Hong Kong has often been called a “cultural desert”; while this is both uncharitable and less than entirely accurate, few question that Hong Kong punches below its weight culturally and has long failed to make optimal use of its many natural advantages. John Duffus’s recent memoir, Backstage in Hong Kong, provides a blow-by-blow narrative as to why this has been, and arguably remains, the case.
Ironically, the Hong Kong Philharmonic, which takes up the first half of the book, largely proves the rule: it is one of the few Hong Kong cultural institutions that truly passes muster at an international level. Success has many fathers, as they say, but Duffus was arguably one of them. He arrived in Hong Kong in 1979 to take over as general manager of an orchestra that, unbeknownst to him, didn’t live up to its billing; it was, to paraphrase him, rather a mess. The then Chairman, John Mackenzie, “had no interest in classical music, no clue how to run a professional symphony orchestra and even less idea how to solve the growing list of problems in the Philharmonic.” The newly appointed music director Ling Tung was unqualified and self-interested; indeed, “the Philharmonic had never enjoyed the quality of conductor that inspires musicians continuously to give of their best.” Expat musicians (often inexperienced) were paid a lot more than their local Chinese colleagues.
In a tenure of less than a decade, Duffus—by his own account admittedly, but it tallies with what one remembers from the time—set the Philharmonic on a trajectory toward excellence (although I think many would argue that it has only really come into its own in the past decade or so). Good management seems, as it often is, to have been made up of common sense, standing up for quality, a good Rolodex, and knowing when to compromise.

The expat memoir—recounting a long and storied career in “the East”, filled with wry anecdotes, dinners with the great and good, and observations about life’s lessons—is a professional hazard for book reviewers in Hong Kong. Duffus, perhaps inevitably, has included some of that, especially in the second half of the book, which is a relative romp through a much longer and more commercially-oriented post-Philharmonic career (there are photos of him with José Carreras, Kiri te Kanawa, Luciano Pavarotti, Isaac Stern, Yo-Yo Ma and Andrew Lloyd Webber), but he thankfully also includes a lot of brass tacks about the design of the Hong Kong Cultural Centre, the workings of the cultural apparatus of the Hong Kong Government, Hong Kong’s enduring lack of suitable performance venues and the long-running saga of the West Kowloon Cultural District.

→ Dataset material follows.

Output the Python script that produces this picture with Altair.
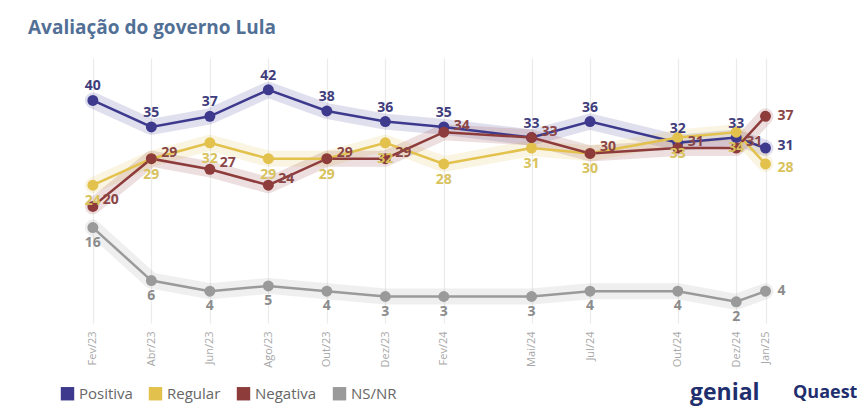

Much of this (somewhat sorry) story will be familiar—and will make the most immediate sense—to those who lived through it; sometimes, though, it’s hard not to laugh. When the Hong Kong Stadium in Happy Valley was renovated in the mid-1990s “with the intention of hosting large-scale pop concerts for an audience of around 40,000 in addition to major sporting events like the hugely successful annual Rugby Sevens tournament”, it was found that the resulting noise levels would violate environmental ordinances.
One senior civil servant ridiculously went to the media and suggested there was a way around the regulations. Concerts could in future just not feature amplification. Instead the unamplified sound should be relayed to headphones handed out to each member of the audience, and gloves used to avoid noise from applause.
Some readers (at least those of a certain âge) will have attended some of the concerts Duffus played a part in. I was at Pavarotti’s 1990 concert at the Exhibition Centre and José Carreras’s concert the next year (having heard both on stage and Pavarotti at Boston Symphony Hall, I remember being somewhat disappointed) and Ileana Cotrubas singing in Macau (who was marvelous; I had always wondered how that came about).
And although Hong Kong is a city of more than seven million, in terms of “degrees of separation”, it can often resemble a village. Anyone remotely interested in the arts, and whose time in Hong Kong overlapped Duffus’s, would likely have known, or been at most one hop away from, many of the people who make an appearance: Peter Moss (who had a second career as a writer), Helen Yu (erstwhile Director of Cultural Services), Klaus Heymann (now of Naxos), Burton Levin (the American Consul-General), Lo Kingman (now running Musica Viva), Douglas Gautier (of the then Hong Tourist Association). Backstage in Hong Kong a very human book: although settles some scores, he is also quick to recognize ability, good intentions and the constraints people were working under.
Those who are currently involved in developing and extending Hong Kong’s cultural footprint could likely benefit from the history contained in Backstage in Hong Kong. One is however left with the feeling that Hong Kong’s calling in the performing arts lies not so much in putting the city on the map for tours of the likes of Cats, the “Three Tenors” and musical superstars (as appealing as those may be), but rather in finding something self-sustaining that is more rooted in Hong Kong itself: something, perhaps, more like the Hong Kong Philharmonic.